Don't get me wrong, I'm not strictly saying that the content is down to culture, just that it could be a factor when considering the content and approach of some productions.

Here, I cited the specific style, story etc as more important factors. Suda51's games are controversial, edgy, out there, have strong sexual/violent themes and unlikable characters.

Thinking about the reaction in some reviews, I don't necessarily believe we should get upset every time any character - woman, man, <insert race> is portrayed in a way, that shall we say can be 'uncomfortable' for some people, as this is simply the nature of certain media telling a certain story in a certain way.

I'll give an example, I think there should be more black characters and I feel a number of them should be intelligent, law abiding and so on. That also means, I would prefer if not all black people in lead roles were gangsters or some other role that could be seen as negative or stereotypical....
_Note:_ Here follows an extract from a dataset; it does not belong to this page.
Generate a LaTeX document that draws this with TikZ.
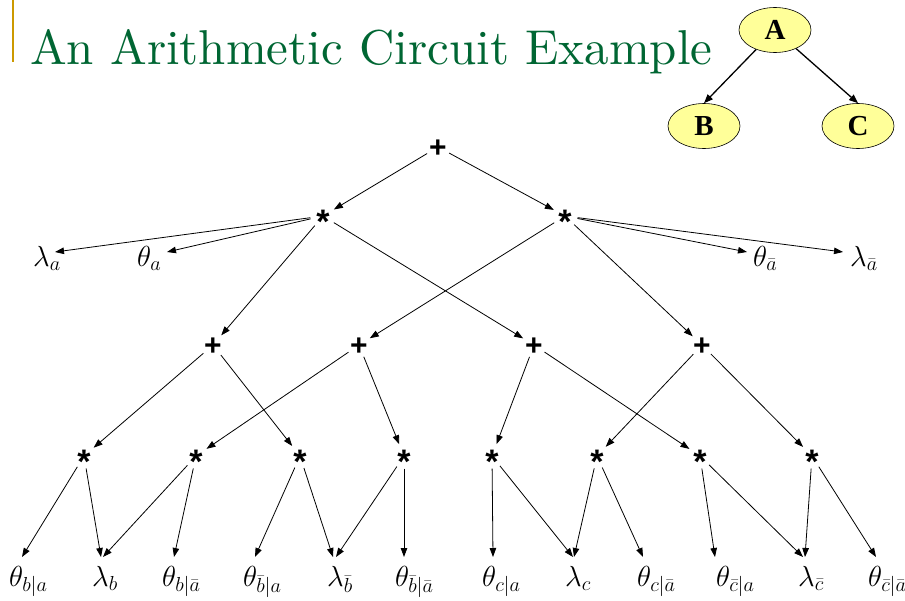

...That said, it doesn't offend me to see black people in games, who are gansters and who are involved in drugs and violence, because in a diverse world, these people and these themes do exist, particularly in the context offered i.e. GTA. Sexualised women and violent misogynistic characters also exist in the world, should we feel offended when these themes show up in games and films?

I realise that could potentially fit into your point about nit-picking.

I don't think I made a specific comment on point of view only that we should consider the nature of the game and story itself when reviewing them.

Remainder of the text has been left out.